In healthcare we tend to fall for the trap of feeling like stepchildren or victims-that the world is out after us. But good organizations and leaders are looking at this as an opportunity to not only survive, but to grow.
But it's hard to get past the anxiety and see the possibilities when we're so deluged by negative news every day.
Well, I don't care what profession you're in. If you turn on the TV and you let Bloomberg go by on the scroll every morning, it's hard to move forward. I travel for a living, but if I was constantly turning on the Weather Channel and seeing how most of the nation is going to be covered in blizzards, I'd never want to go outside. So spending a lot of time listening to economic gloom and doom can paralyze you with a lot of analytical despondency, rather than an attitude of “let's get busy.” As leaders we need to focus on the opportunities.

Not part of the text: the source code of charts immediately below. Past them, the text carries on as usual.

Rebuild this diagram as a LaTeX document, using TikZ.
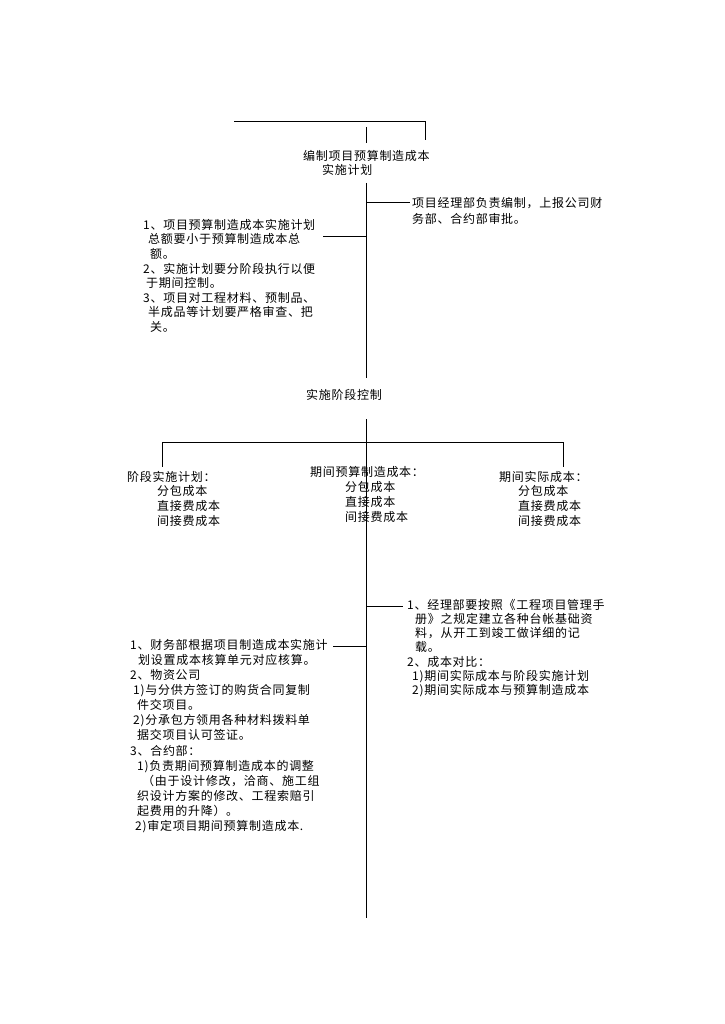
\documentclass[tikz,border=0pt]{standalone}
\usepackage{fontspec}
\newfontfamily\cjk[LetterSpace=6]{Noto Sans CJK SC}
\usetikzlibrary{positioning}

\tikzset{
  txt/.style={inner sep=0pt, anchor=north west, align=left,
    font=\cjk\fontsize{12}{14.6}\selectfont},
  lbl/.style={inner sep=0pt, font=\cjk\fontsize{12}{14.6}\selectfont},
  wire/.style={line width=1pt}
}

\begin{document}
\begin{tikzpicture}[x=1pt, y=-1pt]
  \useasboundingbox (0,0) rectangle (724,1024);

  % top part
  \node[txt, font=\cjk\fontsize{12}{14}\selectfont] (title) at (303,150) {编制项目预算制造成本\\\hspace*{19pt}实施计划};
  \coordinate (topL) at (234,122);
  \coordinate (topR) at (425,122);
  \coordinate (topD) at (425,140);
  \coordinate (titleUp) at (366,127);
  \coordinate (titleUpEnd) at (366,143);
  \draw[wire] (topL) -- (topR) -- (topD);
  \draw[wire] (titleUp) -- (titleUpEnd);

  \node[txt, font=\cjk\fontsize{12}{16}\selectfont] (report) at (412,197) {项目经理部负责编制，上报公司财\\务部、合约部审批。};
  \node[txt] (rules) at (143,219) {1、项目预算制造成本实施计划\\
    \hspace*{5pt}总额要小于预算制造成本总\\
    \hspace*{7pt}额。\\
    2、实施计划要分阶段执行以便\\
    \hspace*{3pt}于期间控制。\\
    3、项目对工程材料、预制品、\\
    \hspace*{5pt}半成品等计划要严格审查、把\\
    \hspace*{7pt}关。};

  \coordinate (trunkA) at (366,183);
  \coordinate (trunkB) at (366,378);
  \coordinate (jReport) at (366,203);
  \coordinate (jRules) at (366,236);
  \coordinate (reportIn) at (410,203);
  \coordinate (rulesIn) at (323,236);
  \draw[wire] (trunkA) -- (trunkB);
  \draw[wire] (jReport) -- (reportIn);
  \draw[wire] (jRules) -- (rulesIn);

  % stage control
  \node[lbl] (stage) at (344,395) {实施阶段控制};
  \coordinate (trunkC) at (366,419);
  \coordinate (trunkD) at (366,918);
  \coordinate (barM) at (366,442);
  \coordinate (barL) at (162,442);
  \coordinate (barR) at (563,442);
  \draw[wire] (trunkC) -- (trunkD);
  \draw[wire] (barL) -- (barR);
  \draw[wire] (barL) -- ++(0,25);
  \draw[wire] (barR) -- ++(0,25);

  \node[txt] (plan) at (127,471) {阶段实施计划：\\
    \hspace*{30pt}分包成本\\
    \hspace*{30pt}直接费成本\\
    \hspace*{30pt}间接费成本};
  \node[txt, font=\cjk\fontsize{12}{15}\selectfont] (budget) at (310,466) {期间预算制造成本：\\
    \hspace*{35pt}分包成本\\
    \hspace*{35pt}直接成本\\
    \hspace*{35pt}间接费成本};
  \node[txt] (actual) at (499,471) {期间实际成本：\\
    \hspace*{19pt}分包成本\\
    \hspace*{19pt}直接费成本\\
    \hspace*{19pt}间接费成本};

  % lower branches
  \node[txt, font=\cjk\fontsize{12}{14.2}\selectfont] (check) at (407,599) {1、经理部要按照《工程项目管理手\\
    \hspace*{8pt}册》之规定建立各种台帐基础资\\
    \hspace*{8pt}料，从开工到竣工做详细的记\\
    \hspace*{8pt}载。\\
    2、成本对比：\\
    \hspace*{5pt}1)期间实际成本与阶段实施计划\\
    \hspace*{5pt}2)期间实际成本与预算制造成本};
  \node[txt, font=\cjk\fontsize{12}{15.1}\selectfont] (dept) at (130,639) {1、财务部根据项目制造成本实施计\\
    \hspace*{8pt}划设置成本核算单元对应核算。\\
    2、物资公司\\
    \hspace*{3pt}1)与分供方签订的购货合同复制\\
    \hspace*{7pt}件交项目。\\
    \hspace*{3pt}2)分承包方领用各种材料拨料单\\
    \hspace*{7pt}据交项目认可签证。\\
    3、合约部：\\
    \hspace*{7pt}1)负责期间预算制造成本的调整\\
    \hspace*{12pt}（由于设计修改，洽商、施工组\\
    \hspace*{7pt}织设计方案的修改、工程索赔引\\
    \hspace*{7pt}起费用的升降）。\\
    \hspace*{5pt}2)审定项目期间预算制造成本.};

  \coordinate (jCheck) at (366,606);
  \coordinate (checkIn) at (403,606);
  \coordinate (jDept) at (366,646);
  \coordinate (deptIn) at (333,646);
  \draw[wire] (jCheck) -- (checkIn);
  \draw[wire] (jDept) -- (deptIn);
\end{tikzpicture}
\end{document}
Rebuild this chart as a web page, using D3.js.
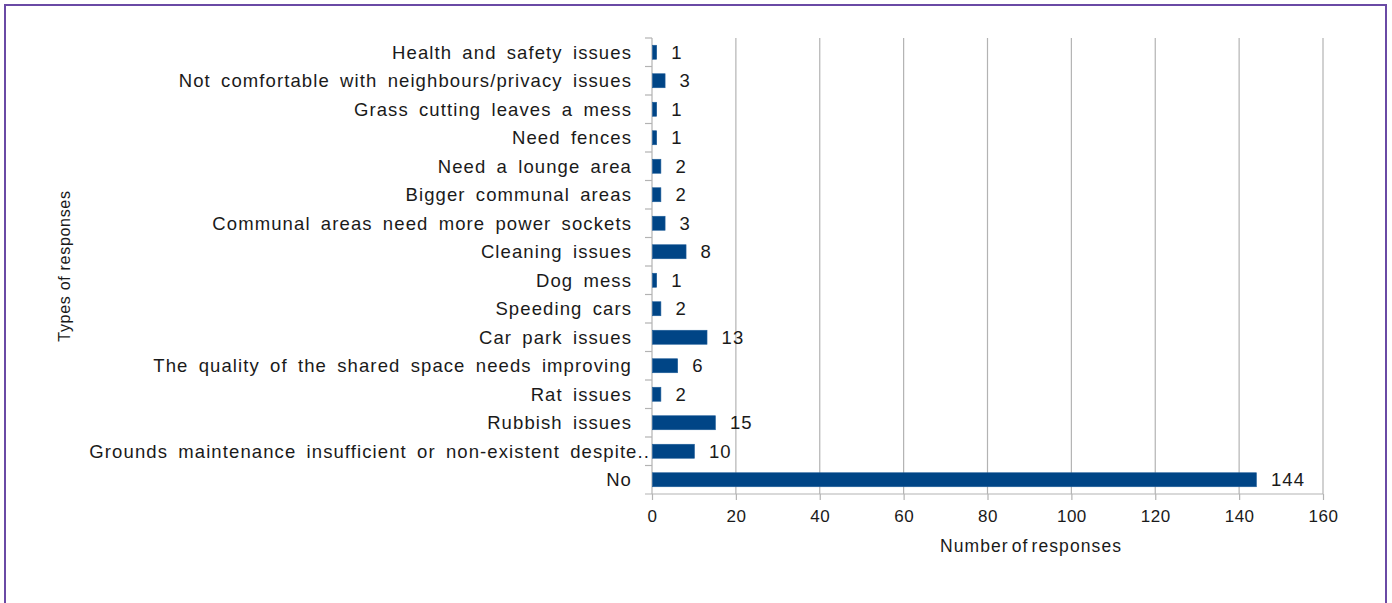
<!DOCTYPE html>
<html>
<head>
<meta charset="utf-8">
<script src="https://cdn.jsdelivr.net/npm/d3@7"></script>
<style>
  html, body { margin: 0; padding: 0; background: #fff; }
  svg { display: block; }
  text { font-family: "Liberation Sans", Arial, sans-serif; fill: #1a1a1a; }
</style>
</head>
<body>
<svg id="chart" width="1392" height="603"></svg>
<script>
// Survey categories, top to bottom
const categories = [
  "Health and safety issues",
  "Not comfortable  with neighbours/privacy  issues",
  "Grass cutting leaves a mess",
  "Need fences",
  "Need a lounge area",
  "Bigger communal areas",
  "Communal areas need more power sockets",
  "Cleaning issues",
  "Dog mess",
  "Speeding cars",
  "Car park issues",
  "The quality of the shared space needs improving",
  "Rat issues",
  "Rubbish issues",
  "Grounds maintenance insufficient or non-existent despite..",
  "No"
];
const responses = [1, 3, 1, 1, 2, 2, 3, 8, 1, 2, 13, 6, 2, 15, 10, 144];
const xTicks = [0, 20, 40, 60, 80, 100, 120, 140, 160];

const svg = d3.select("#chart");

// Outer frame
svg.append("rect")
  .attr("x", 5).attr("y", 5)
  .attr("width", 1381).attr("height", 620)
  .attr("fill", "none")
  .attr("stroke", "#6a4aa5")
  .attr("stroke-width", 2);

const plot = { left: 652, right: 1323, top: 38, bottom: 494 };

const x = d3.scaleLinear().domain([0, 160]).range([plot.left, plot.right]);
const y = d3.scaleBand().domain(categories).range([plot.top, plot.bottom]).paddingInner(0).paddingOuter(0);

const grid = "#b3b3b3";
const labelStyle = sel => sel
  .style("font-size", "18.5px")
  .style("letter-spacing", "1.1px")
  .style("word-spacing", "4px");

// Vertical gridlines
svg.append("g").selectAll("line")
  .data(xTicks.filter(d => d > 0))
  .join("line")
  .attr("x1", d => x(d)).attr("x2", d => x(d))
  .attr("y1", plot.top).attr("y2", plot.bottom)
  .attr("stroke", grid).attr("stroke-width", 1.2);

// X axis
const xAxis = svg.append("g")
  .attr("transform", `translate(0,${plot.bottom})`)
  .call(d3.axisBottom(x).tickValues(xTicks).tickSize(6).tickPadding(10).tickSizeOuter(0));
xAxis.select(".domain").remove();
xAxis.append("line")
  .attr("x1", plot.left - 7).attr("x2", plot.right)
  .attr("stroke", grid).attr("stroke-width", 1.2);
xAxis.selectAll(".tick line").attr("stroke", grid).attr("stroke-width", 1.2);
xAxis.selectAll(".tick text")
  .style("font-family", "'Liberation Sans', Arial, sans-serif")
  .style("font-size", "17px")
  .style("letter-spacing", "0.5px")
  .attr("fill", "#1a1a1a");

// Y axis line and category separators
svg.append("line")
  .attr("x1", plot.left).attr("x2", plot.left)
  .attr("y1", plot.top).attr("y2", plot.bottom)
  .attr("stroke", grid).attr("stroke-width", 1.2);
svg.append("g").selectAll("line")
  .data(categories.map(c => y(c)))
  .join("line")
  .attr("x1", plot.left - 7).attr("x2", plot.left)
  .attr("y1", d => d).attr("y2", d => d)
  .attr("stroke", grid).attr("stroke-width", 1.2);

// Category labels (truncated labels run up to the axis)
svg.append("g").selectAll("text")
  .data(categories)
  .join("text")
  .attr("x", d => d.endsWith("..") ? plot.left - 2 : plot.left - 20)
  .attr("y", d => y(d) + y.bandwidth() / 2)
  .attr("dy", "0.35em")
  .attr("text-anchor", "end")
  .call(labelStyle)
  .text(d => d);

// Bars
const barH = 14;
svg.append("g").selectAll("rect")
  .data(categories)
  .join("rect")
  .attr("x", x(0) + 0.5)
  .attr("y", d => y(d) + (y.bandwidth() - barH) / 2)
  .attr("width", (d, i) => x(responses[i]) - x(0))
  .attr("height", barH)
  .attr("fill", "#004586")
  .attr("stroke", "#1f5d99")
  .attr("stroke-width", 0.6);

// Value labels
svg.append("g").selectAll("text")
  .data(categories)
  .join("text")
  .attr("x", (d, i) => x(responses[i]) + 15)
  .attr("y", d => y(d) + y.bandwidth() / 2)
  .attr("dy", "0.35em")
  .call(labelStyle)
  .text((d, i) => responses[i]);

// Axis titles
svg.append("text")
  .attr("x", 1031)
  .attr("y", 552)
  .attr("text-anchor", "middle")
  .style("font-size", "17.5px")
  .style("letter-spacing", "1.1px")
  .style("word-spacing", "-3px")
  .text("Number of responses");

svg.append("text")
  .attr("transform", "translate(70,266) rotate(-90)")
  .attr("text-anchor", "middle")
  .style("font-size", "16px")
  .style("letter-spacing", "0.7px")
  .text("Types of responses");
</script>
</body>
</html>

We could work with community colleges to provide retraining opportunities for people to transition into healthcare careers. We could go to schools and talk to kids whose parents are going through layoffs about healthcare careers in the future, and how we even have jobs for people who are still in high school or going to college. We could work with the Chamber of Commerce on solutions in our local economy. A community may not get that local manufacturer back again or ever, but maybe we could use economic development funds to create an enterprise zone for healthcare jobs.
We also could mobilize our efforts to think smart about our own folks. If we hire someone whose spouse is the primary breadwinner and gets laid off, we're vulnerable that they might have to move out of the community. So we need to think about how to retain people. We should also be looking at job-sharing opportunities for part-time positions, to see if instead of needing half a nurse on this shift and half on another, we could give one person a full-time job. We could even job share with other healthcare organizations.
On top of that, we could think smart about helping our people save money during this downturn by carpooling. Not only will that help green the planet, but it will green up their pocketbooks. Some clients I'm working with right now are using a shuttle bus to pick up people from a town down the road and take them back home. There are a lot of creative possibilities.